SET TASK:
Reproduce the data exactly and drop any pictures it holds.

DATA EXTRACT:
-*-*-

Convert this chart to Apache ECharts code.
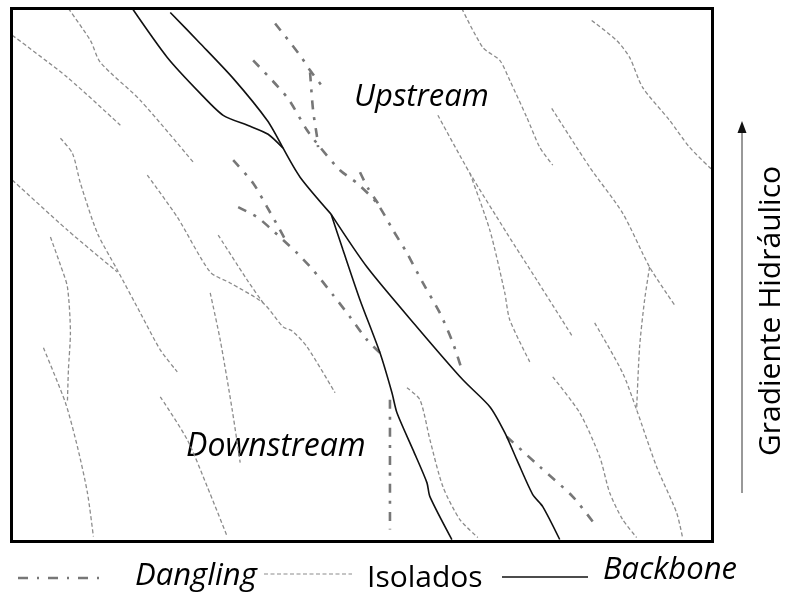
<!DOCTYPE html>
<html>
<head>
<meta charset="utf-8">
<script src="https://cdn.jsdelivr.net/npm/echarts@6/dist/echarts.min.js"></script>
<style>html,body{margin:0;padding:0;background:#fff;}#c{width:789px;height:594px;}</style>
</head>
<body>
<div id="c"></div>
<script>
// Map coordinates (x to the right, y downward)
const backbone1 = [[132,8],[167,57],[200,93],[223,115],[250,126],[268,134],[283,148]];
const backbone2 = [[170,12],[200,43],[233,78],[267,120],[283,148]];
const backbone3 = [[283,148],[300,177],[331,214]];
const backbone4 = [[331,214],[343,250],[360,300],[380,353],[392,393],[397,413],[413,450],[427,483],[430,497],[452,540]];
const backbone5 = [[331,214],[367,267],[417,327],[463,380],[490,407],[505,433],[517,460],[533,495],[543,507],[560,540]];

const dangling1 = [[275,23],[300,55],[310,70],[323,87]];
const dangling2 = [[310,72],[313,110],[317,137],[318,147]];
const dangling3 = [[253,60],[287,97],[307,130],[320,147],[340,170],[357,183],[377,203],[393,230],[407,253],[423,283],[440,313],[453,343],[462,370]];
const dangling4 = [[360,172],[368,188],[378,203]];
const dangling5 = [[233,160],[253,183],[267,207],[280,230],[287,243]];
const dangling6 = [[238,207],[257,217],[270,228],[283,240],[297,253],[313,270],[333,295],[350,317],[367,340],[380,353]];
const dangling7 = [[390,400],[390,470],[390,530]];
const dangling8 = [[507,437],[540,467],[573,497],[593,522]];

const isolado1 = [[12,35],[67,77],[120,125]];
const isolado2 = [[68,8],[90,40],[100,62],[140,100],[193,162]];
const isolado3 = [[60,138],[72,153],[80,183],[97,233],[117,270],[140,313],[160,350],[177,372]];
const isolado4 = [[12,180],[67,230],[117,272]];
const isolado5 = [[50,237],[60,265],[67,287],[70,333],[68,370],[67,402]];
const isolado6 = [[43,348],[65,403],[77,447],[87,493],[93,537]];
const isolado7 = [[147,175],[177,217],[210,272],[230,283],[263,303],[283,327],[292,331],[307,347],[335,393]];
const isolado8 = [[218,235],[247,280],[263,303]];
const isolado9 = [[210,293],[220,340],[232,410],[240,463]];
const isolado10 = [[160,397],[187,440],[207,487],[227,537]];
const isolado11 = [[462,8],[483,47],[500,60],[510,80],[527,117],[540,147],[553,165]];
const isolado12 = [[592,20],[617,40],[630,57],[643,87],[670,120],[690,147],[713,170]];
const isolado13 = [[438,115],[470,173],[507,233],[537,280],[573,337]];
const isolado14 = [[470,173],[490,230],[505,293],[510,320],[530,362]];
const isolado15 = [[552,108],[590,167],[623,213],[650,267],[675,305]];
const isolado16 = [[650,267],[645,300],[640,347],[637,410]];
const isolado17 = [[595,323],[623,373],[637,410],[657,467],[677,513],[683,538]];
const isolado18 = [[553,377],[580,413],[600,457],[610,493],[623,520],[637,538]];
const isolado19 = [[407,388],[420,400],[430,440],[443,487],[460,520],[478,538]];

const backboneLines = [backbone1, backbone2, backbone3, backbone4, backbone5];
const danglingLines = [dangling1, dangling2, dangling3, dangling4, dangling5, dangling6, dangling7, dangling8];
const isoladoLines = [isolado1, isolado2, isolado3, isolado4, isolado5, isolado6, isolado7, isolado8, isolado9, isolado10,
  isolado11, isolado12, isolado13, isolado14, isolado15, isolado16, isolado17, isolado18, isolado19];

const labels = { up: 'Upstream', down: 'Downstream', gradient: 'Gradiente Hidráulico',
  dangling: 'Dangling', isolados: 'Isolados', backbone: 'Backbone' };

const FONT = '"Open Sans", sans-serif';
const styles = {
  backbone: { color: '#111', width: 1.6, type: 'solid' },
  dangling: { color: '#777', width: 2.6, type: [9, 8, 3, 8] },
  isolados: { color: '#8c8c8c', width: 1.3, type: [4, 2.5] }
};

const series = [];
function add(lines, key) {
  lines.forEach(function (d, i) {
    series.push({
      name: key + i, type: 'line', data: d, symbol: 'none', smooth: 0.25,
      silent: true, animation: false, z: key === 'backbone' ? 4 : 3,
      lineStyle: styles[key]
    });
  });
}
add(isoladoLines, 'isolados');
add(danglingLines, 'dangling');
add(backboneLines, 'backbone');

function txt(x, y, s, font) {
  return { type: 'text', x: x, y: y, style: { text: s, font: font, fill: '#000', align: 'left', verticalAlign: 'middle' } };
}

const chart = echarts.init(document.getElementById('c'));
chart.setOption({
  backgroundColor: '#fff',
  animation: false,
  grid: { left: 11.5, right: 76.5, top: 8.5, bottom: 52.5, show: true, borderColor: '#000', borderWidth: 3, backgroundColor: 'transparent', z: 5 },
  xAxis: { type: 'value', min: 11, max: 713, show: false },
  yAxis: { type: 'value', min: 8, max: 542, inverse: true, show: false },
  series: series,
  graphic: [
    txt(354, 97, labels.up, 'italic 31px ' + FONT),
    txt(186, 447, labels.down, 'italic 32px ' + FONT),
    { type: 'line', shape: { x1: 742, y1: 493, x2: 742, y2: 132 }, style: { stroke: '#333', lineWidth: 1 } },
    { type: 'polygon', shape: { points: [[742, 121], [737.5, 133], [746.5, 133]] }, style: { fill: '#111' } },
    { type: 'text', x: 771, y: 311, rotation: Math.PI / 2,
      style: { text: labels.gradient, font: '30px ' + FONT, fill: '#000', align: 'center', verticalAlign: 'middle' } },
    // legend
    { type: 'line', shape: { x1: 18, y1: 578, x2: 100, y2: 578 }, style: { stroke: styles.dangling.color, lineWidth: 2.6, lineDash: [10, 9, 2, 9] } },
    txt(135, 576, labels.dangling, 'italic 31px ' + FONT),
    { type: 'line', shape: { x1: 264, y1: 574, x2: 352, y2: 574 }, style: { stroke: styles.isolados.color, lineWidth: 1.2, lineDash: [4, 2.5] } },
    txt(367, 578, labels.isolados, '30px ' + FONT),
    { type: 'line', shape: { x1: 502, y1: 577, x2: 588, y2: 577 }, style: { stroke: '#111', lineWidth: 1.6 } },
    txt(603, 570, labels.backbone, 'italic 31px ' + FONT)
  ]
});
</script>
</body>
</html>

-*-*-

SOLUTION TO THIS PROBLEM:
Convert this chart to Apache ECharts code.
<!DOCTYPE html>
<html>
<head>
<meta charset="utf-8">
<script src="https://cdn.jsdelivr.net/npm/echarts@6/dist/echarts.min.js"></script>
<style>html,body{margin:0;padding:0;background:#fff;}#c{width:789px;height:594px;}</style>
</head>
<body>
<div id="c"></div>
<script>
// Map coordinates (x to the right, y downward)
const backbone1 = [[132,8],[167,57],[200,93],[223,115],[250,126],[268,134],[283,148]];
const backbone2 = [[170,12],[200,43],[233,78],[267,120],[283,148]];
const backbone3 = [[283,148],[300,177],[331,214]];
const backbone4 = [[331,214],[343,250],[360,300],[380,353],[392,393],[397,413],[413,450],[427,483],[430,497],[452,540]];
const backbone5 = [[331,214],[367,267],[417,327],[463,380],[490,407],[505,433],[517,460],[533,495],[543,507],[560,540]];

const dangling1 = [[275,23],[300,55],[310,70],[323,87]];
const dangling2 = [[310,72],[313,110],[317,137],[318,147]];
const dangling3 = [[253,60],[287,97],[307,130],[320,147],[340,170],[357,183],[377,203],[393,230],[407,253],[423,283],[440,313],[453,343],[462,370]];
const dangling4 = [[360,172],[368,188],[378,203]];
const dangling5 = [[233,160],[253,183],[267,207],[280,230],[287,243]];
const dangling6 = [[238,207],[257,217],[270,228],[283,240],[297,253],[313,270],[333,295],[350,317],[367,340],[380,353]];
const dangling7 = [[390,400],[390,470],[390,530]];
const dangling8 = [[507,437],[540,467],[573,497],[593,522]];

const isolado1 = [[12,35],[67,77],[120,125]];
const isolado2 = [[68,8],[90,40],[100,62],[140,100],[193,162]];
const isolado3 = [[60,138],[72,153],[80,183],[97,233],[117,270],[140,313],[160,350],[177,372]];
const isolado4 = [[12,180],[67,230],[117,272]];
const isolado5 = [[50,237],[60,265],[67,287],[70,333],[68,370],[67,402]];
const isolado6 = [[43,348],[65,403],[77,447],[87,493],[93,537]];
const isolado7 = [[147,175],[177,217],[210,272],[230,283],[263,303],[283,327],[292,331],[307,347],[335,393]];
const isolado8 = [[218,235],[247,280],[263,303]];
const isolado9 = [[210,293],[220,340],[232,410],[240,463]];
const isolado10 = [[160,397],[187,440],[207,487],[227,537]];
const isolado11 = [[462,8],[483,47],[500,60],[510,80],[527,117],[540,147],[553,165]];
const isolado12 = [[592,20],[617,40],[630,57],[643,87],[670,120],[690,147],[713,170]];
const isolado13 = [[438,115],[470,173],[507,233],[537,280],[573,337]];
const isolado14 = [[470,173],[490,230],[505,293],[510,320],[530,362]];
const isolado15 = [[552,108],[590,167],[623,213],[650,267],[675,305]];
const isolado16 = [[650,267],[645,300],[640,347],[637,410]];
const isolado17 = [[595,323],[623,373],[637,410],[657,467],[677,513],[683,538]];
const isolado18 = [[553,377],[580,413],[600,457],[610,493],[623,520],[637,538]];
const isolado19 = [[407,388],[420,400],[430,440],[443,487],[460,520],[478,538]];

const backboneLines = [backbone1, backbone2, backbone3, backbone4, backbone5];
const danglingLines = [dangling1, dangling2, dangling3, dangling4, dangling5, dangling6, dangling7, dangling8];
const isoladoLines = [isolado1, isolado2, isolado3, isolado4, isolado5, isolado6, isolado7, isolado8, isolado9, isolado10,
  isolado11, isolado12, isolado13, isolado14, isolado15, isolado16, isolado17, isolado18, isolado19];

const labels = { up: 'Upstream', down: 'Downstream', gradient: 'Gradiente Hidráulico',
  dangling: 'Dangling', isolados: 'Isolados', backbone: 'Backbone' };

const FONT = '"Open Sans", sans-serif';
const styles = {
  backbone: { color: '#111', width: 1.6, type: 'solid' },
  dangling: { color: '#777', width: 2.6, type: [9, 8, 3, 8] },
  isolados: { color: '#8c8c8c', width: 1.3, type: [4, 2.5] }
};

const series = [];
function add(lines, key) {
  lines.forEach(function (d, i) {
    series.push({
      name: key + i, type: 'line', data: d, symbol: 'none', smooth: 0.25,
      silent: true, animation: false, z: key === 'backbone' ? 4 : 3,
      lineStyle: styles[key]
    });
  });
}
add(isoladoLines, 'isolados');
add(danglingLines, 'dangling');
add(backboneLines, 'backbone');

function txt(x, y, s, font) {
  return { type: 'text', x: x, y: y, style: { text: s, font: font, fill: '#000', align: 'left', verticalAlign: 'middle' } };
}

const chart = echarts.init(document.getElementById('c'));
chart.setOption({
  backgroundColor: '#fff',
  animation: false,
  grid: { left: 11.5, right: 76.5, top: 8.5, bottom: 52.5, show: true, borderColor: '#000', borderWidth: 3, backgroundColor: 'transparent', z: 5 },
  xAxis: { type: 'value', min: 11, max: 713, show: false },
  yAxis: { type: 'value', min: 8, max: 542, inverse: true, show: false },
  series: series,
  graphic: [
    txt(354, 97, labels.up, 'italic 31px ' + FONT),
    txt(186, 447, labels.down, 'italic 32px ' + FONT),
    { type: 'line', shape: { x1: 742, y1: 493, x2: 742, y2: 132 }, style: { stroke: '#333', lineWidth: 1 } },
    { type: 'polygon', shape: { points: [[742, 121], [737.5, 133], [746.5, 133]] }, style: { fill: '#111' } },
    { type: 'text', x: 771, y: 311, rotation: Math.PI / 2,
      style: { text: labels.gradient, font: '30px ' + FONT, fill: '#000', align: 'center', verticalAlign: 'middle' } },
    // legend
    { type: 'line', shape: { x1: 18, y1: 578, x2: 100, y2: 578 }, style: { stroke: styles.dangling.color, lineWidth: 2.6, lineDash: [10, 9, 2, 9] } },
    txt(135, 576, labels.dangling, 'italic 31px ' + FONT),
    { type: 'line', shape: { x1: 264, y1: 574, x2: 352, y2: 574 }, style: { stroke: styles.isolados.color, lineWidth: 1.2, lineDash: [4, 2.5] } },
    txt(367, 578, labels.isolados, '30px ' + FONT),
    { type: 'line', shape: { x1: 502, y1: 577, x2: 588, y2: 577 }, style: { stroke: '#111', lineWidth: 1.6 } },
    txt(603, 570, labels.backbone, 'italic 31px ' + FONT)
  ]
});
</script>
</body>
</html>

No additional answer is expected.